New Post: 2nd Tuesday of the Month
This past week, my mentor challenged me to say, "I love me." I had never realized how foreign these three words were to me, pebbles rattling on my tongue, stuck between my teeth. Have I ever said this to myself? Have I ever declared "I love me"?
As children, we are taught to say "I love you". "I love you" to our parents, who are supposed to say it to each other, as a model for us to later say to a romantic partner. We place love in a hierarchy. Sexual/romantic, familial, then friend/platonic, and maybe finally somewhere yourself. Instead of dismantling this hierarchy, the self-love movement places self-love above romantic love, even claiming if you don't love yourself nobody else will. But different types of love exist simultaneously. Even if we don't love and accept ourselves, we are still capable of love. Love is a journey, a continuum, a kaleidoscope.

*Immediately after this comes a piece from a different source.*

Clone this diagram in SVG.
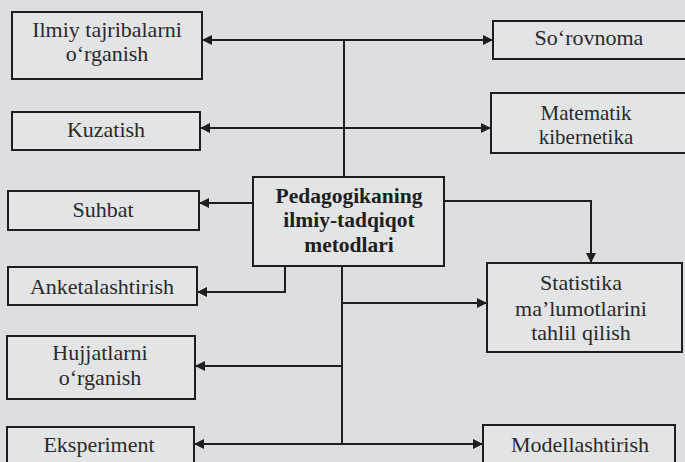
<svg xmlns="http://www.w3.org/2000/svg" width="685" height="462" viewBox="0 0 685 462">
<style>
.bx{fill:#e3e4e6;stroke:#1e1e1e;stroke-width:2}
.t{font-family:'Liberation Serif','Times New Roman',serif;font-size:22px;fill:#2a2a2a;text-anchor:middle}
.b{font-weight:bold;fill:#1e1e1e;font-size:21.5px}
.c{fill:none;stroke:#1e1e1e;stroke-width:2}
</style>
<defs>
<marker id="ah" viewBox="0 0 10 10" refX="9" refY="5" markerWidth="5" markerHeight="5" orient="auto" markerUnits="strokeWidth">
<path d="M0,0 L10,5 L0,10 Z" fill="#1e1e1e"/>
</marker>
</defs>
<rect width="685" height="462" fill="#dcdee1"/>
<g id="connectors" class="c">
<line x1="344" y1="177" x2="344" y2="40"/>
<line x1="344" y1="40" x2="203" y2="40" marker-end="url(#ah)"/>
<line x1="344" y1="40" x2="492" y2="40" marker-end="url(#ah)"/>
<line x1="344" y1="128" x2="201" y2="128" marker-end="url(#ah)"/>
<line x1="344" y1="128" x2="490" y2="128" marker-end="url(#ah)"/>
<line x1="252" y1="203" x2="200" y2="203" marker-end="url(#ah)"/>
<polyline points="444,201 591,201 591,262" marker-end="url(#ah)"/>
<polyline points="285,266 285,292 198,292" marker-end="url(#ah)"/>
<line x1="342" y1="266" x2="342" y2="444"/>
<line x1="342" y1="303" x2="486" y2="303" marker-end="url(#ah)"/>
<line x1="342" y1="366" x2="196" y2="366" marker-end="url(#ah)"/>
<line x1="342" y1="444" x2="195" y2="444" marker-end="url(#ah)"/>
<line x1="342" y1="444" x2="482" y2="444" marker-end="url(#ah)"/>
</g>
<g id="n-ilmiy"><rect class="bx" x="12" y="12" width="190" height="67"/><text class="t" x="107" y="37">Ilmiy tajribalarni</text><text class="t" x="107" y="61">o‘rganish</text></g>
<g id="n-kuzatish"><rect class="bx" x="12" y="112" width="188" height="38"/><text class="t" x="106" y="137">Kuzatish</text></g>
<g id="n-suhbat"><rect class="bx" x="8" y="191" width="191" height="39"/><text class="t" x="103" y="217">Suhbat</text></g>
<g id="n-anketa"><rect class="bx" x="8" y="267" width="189" height="38"/><text class="t" x="102" y="294">Anketalashtirish</text></g>
<g id="n-hujjat"><rect class="bx" x="7" y="336" width="188" height="63"/><text class="t" x="100" y="360">Hujjatlarni</text><text class="t" x="100" y="385">o‘rganish</text></g>
<g id="n-eksperiment"><rect class="bx" x="7" y="427" width="187" height="45"/><text class="t" x="99" y="452">Eksperiment</text></g>
<g id="n-center"><rect class="bx" x="253" y="177" width="191" height="89"/><text class="t b" x="349" y="203">Pedagogikaning</text><text class="t b" x="349" y="227">ilmiy-tadqiqot</text><text class="t b" x="349" y="252">metodlari</text></g>
<g id="n-sorovnoma"><rect class="bx" x="493" y="21" width="195" height="38"/><text class="t" x="589" y="45">So‘rovnoma</text></g>
<g id="n-matematik"><rect class="bx" x="491" y="93" width="197" height="60"/><text class="t" x="586" y="120" style="font-size:21px">Matematik</text><text class="t" x="586" y="144" style="font-size:21px">kibernetika</text></g>
<g id="n-statistika"><rect class="bx" x="487" y="263" width="195" height="89"/><text class="t" x="581" y="290">Statistika</text><text class="t" x="581" y="316">ma’lumotlarini</text><text class="t" x="581" y="340">tahlil qilish</text></g>
<g id="n-model"><rect class="bx" x="483" y="425" width="192" height="47"/><text class="t" x="580" y="452">Modellashtirish</text></g>
</svg>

I'm not a fan of mainstream positivity. Feel-good slogans, like "You are awesome", "You can do anything," "Don't give up" don't address the systemic and institutionalized structures of power. White supremacy, capitalism, patriarchy, colonialism/imperialism give us different experiences, depending on where we fall in the web of oppression. A white cis-man won't face the same set of challenges as a black trans-woman. Feel-good phrases won't change that. Feel-good phrases won't change the trauma I've experienced as a migrant to this country. Feel-good phrases subvert the work it takes to actually overcome daily anxieties and unhealthy coping habits.
Love shouldn't be coerced. Self-love, familial love, sexual love, platonic love, none of these should be forced on us. Yet, as children, we are told to love our family, sometimes including abusive family.
I am expected to love my mother, despite any emotional abusive she inflicted on me. I do care for her because she was a person in my life, because we lived together for eighteen years, and because she fed and clothed me. But she never took the time to know me, or accept me for who I am. I felt like she only loved me because I was her daughter and that's how she was supposed to feel. Is that real love?
What is love?
We can define love differently. For me love includes acceptance, acceptance of our sexualities, our genders, our skin colors, our depressions, our faults, our wins. For me, my mom's love felt conditional. I had to get straight As, I had to go to college, I had to get married (to a cis-man), I had to get a "good" job, if I didn't do these things, there would be no love, only disappointment.
Is that love?
I struggle to love myself today partially because how I saw love defined through her. My mom grew up in an abusive household, learning to see love as harsh and painful. Maybe her mom also grew up like this, and it's been a cycle for generations. I tried asking my mom to start therapy so she could begin dismantling her self-hate. She didn't want to, she refused to acknowledge her toxic patterns. I even suggested mindful meditation, but to her these tactics were silly and ineffectual. She didn't want to face the monsters inside herself. She didn't want to embark on an authentic journey of self-love.
But I do.
I want to love me, accept me, but also work on myself, ensuring I'm not repeating toxic patterns. We live in a culture saturated in systemic oppression, this can translate into oppressive behaviors. I make mistakes, there needs to be room for that. I need room to grow and learn. This shouldn't stop mew from loving myself but I should be self-aware otherwise my self-love could blossom into selfishness and egotism.
The relationship we build with ourselves is just as important as the relationships we build with other people. I want to be intentional with myself and my friends, lovers, comrades. I want to dismantle the hierarchy of love. I don't value self-love over platonic or sexual or family love.
I should take myself out for lunch and fucking celebrate it. Or go out with friends for sushi. I should masturbate and fucking celebrate my solo orgasms. Or have sex with a lover. I should be kind to myself when I make a mistake. Or show compassion for my friends when they fuck up. These are ways we show love, either for others or ourselves. We should value these types of love equally.
Show up for yourself, show up for others, blend the two. Be self-aware, say I love me and say I love you all in one breath or multiple breaths. Exist simultaneously, in contradiction, own your shit, and don't fucking play into the hierarchies of oppression or love.